++++ Record excerpts

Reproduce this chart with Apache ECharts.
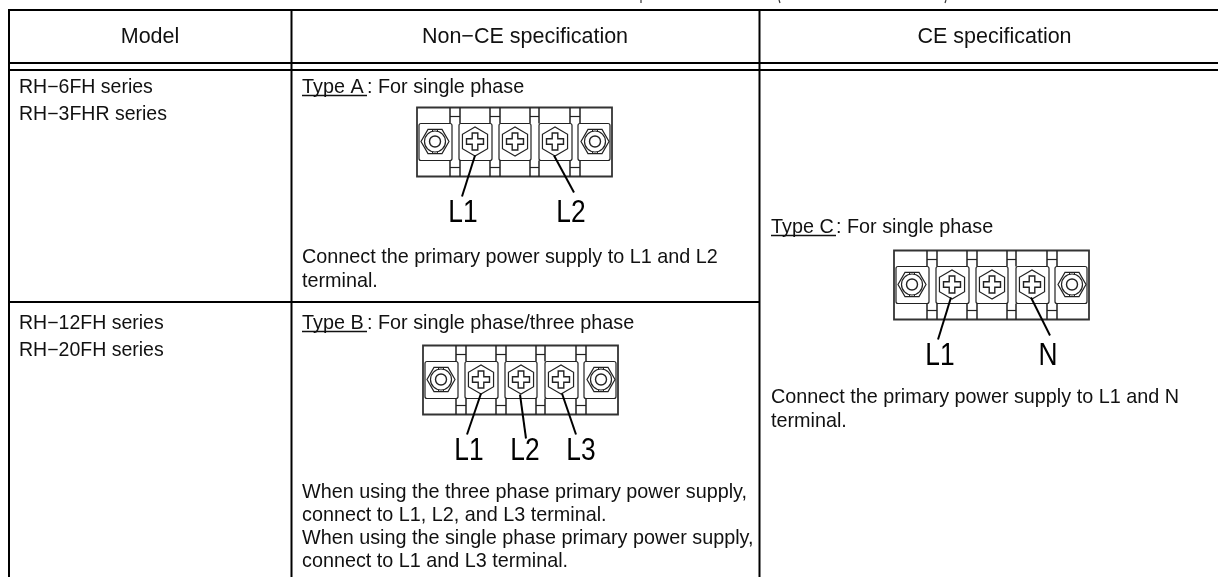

++++++++
++++ Record excerpts

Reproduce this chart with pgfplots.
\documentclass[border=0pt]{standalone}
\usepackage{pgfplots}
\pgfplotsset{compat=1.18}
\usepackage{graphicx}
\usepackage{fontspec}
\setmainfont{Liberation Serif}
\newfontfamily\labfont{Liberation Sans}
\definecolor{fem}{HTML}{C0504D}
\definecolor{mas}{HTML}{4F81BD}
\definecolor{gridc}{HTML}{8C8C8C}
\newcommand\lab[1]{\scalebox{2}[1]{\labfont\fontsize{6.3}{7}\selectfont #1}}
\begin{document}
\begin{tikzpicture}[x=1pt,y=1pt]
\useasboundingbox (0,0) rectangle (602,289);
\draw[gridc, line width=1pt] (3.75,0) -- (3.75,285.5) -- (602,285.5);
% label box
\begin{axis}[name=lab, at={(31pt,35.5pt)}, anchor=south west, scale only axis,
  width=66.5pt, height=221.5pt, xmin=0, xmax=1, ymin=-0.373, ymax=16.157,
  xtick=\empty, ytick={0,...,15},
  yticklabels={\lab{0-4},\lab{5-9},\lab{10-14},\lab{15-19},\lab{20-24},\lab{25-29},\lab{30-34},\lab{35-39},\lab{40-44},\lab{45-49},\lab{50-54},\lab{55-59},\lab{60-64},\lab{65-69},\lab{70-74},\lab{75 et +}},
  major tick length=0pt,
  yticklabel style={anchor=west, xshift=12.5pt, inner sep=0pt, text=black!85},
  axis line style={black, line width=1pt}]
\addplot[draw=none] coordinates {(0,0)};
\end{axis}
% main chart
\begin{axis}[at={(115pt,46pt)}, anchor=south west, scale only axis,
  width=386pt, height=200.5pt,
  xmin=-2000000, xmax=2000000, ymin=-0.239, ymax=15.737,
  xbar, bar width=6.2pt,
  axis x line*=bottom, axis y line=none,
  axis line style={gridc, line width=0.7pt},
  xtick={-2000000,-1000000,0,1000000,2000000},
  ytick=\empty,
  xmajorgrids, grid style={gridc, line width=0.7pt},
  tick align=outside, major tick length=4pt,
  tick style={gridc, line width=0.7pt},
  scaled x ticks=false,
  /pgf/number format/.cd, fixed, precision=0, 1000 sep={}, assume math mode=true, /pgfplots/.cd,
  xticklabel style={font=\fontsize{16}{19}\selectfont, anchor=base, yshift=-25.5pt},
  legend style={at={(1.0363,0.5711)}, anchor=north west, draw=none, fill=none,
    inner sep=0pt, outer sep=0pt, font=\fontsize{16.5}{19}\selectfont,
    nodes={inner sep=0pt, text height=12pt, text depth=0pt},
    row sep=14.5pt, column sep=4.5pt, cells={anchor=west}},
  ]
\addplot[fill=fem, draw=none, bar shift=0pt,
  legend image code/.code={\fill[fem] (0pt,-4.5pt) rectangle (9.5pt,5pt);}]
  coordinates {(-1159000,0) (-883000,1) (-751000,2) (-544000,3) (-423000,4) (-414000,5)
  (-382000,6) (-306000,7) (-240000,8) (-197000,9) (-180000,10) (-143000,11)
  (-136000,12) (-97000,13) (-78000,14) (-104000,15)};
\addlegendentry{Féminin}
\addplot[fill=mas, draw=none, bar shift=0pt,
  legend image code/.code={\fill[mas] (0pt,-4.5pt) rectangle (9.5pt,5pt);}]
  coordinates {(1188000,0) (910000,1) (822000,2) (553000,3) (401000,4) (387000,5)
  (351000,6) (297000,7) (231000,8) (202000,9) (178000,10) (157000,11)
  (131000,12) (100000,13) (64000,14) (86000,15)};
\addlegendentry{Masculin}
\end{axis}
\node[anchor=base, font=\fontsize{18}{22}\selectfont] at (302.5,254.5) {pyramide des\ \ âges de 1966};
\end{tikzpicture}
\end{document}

++++++++

▶ **The request**
Copy every line that includes the string "with" from the material above.

▶ **Answer for this exercise**
Reproduce this chart with Apache ECharts.
Reproduce this chart with pgfplots.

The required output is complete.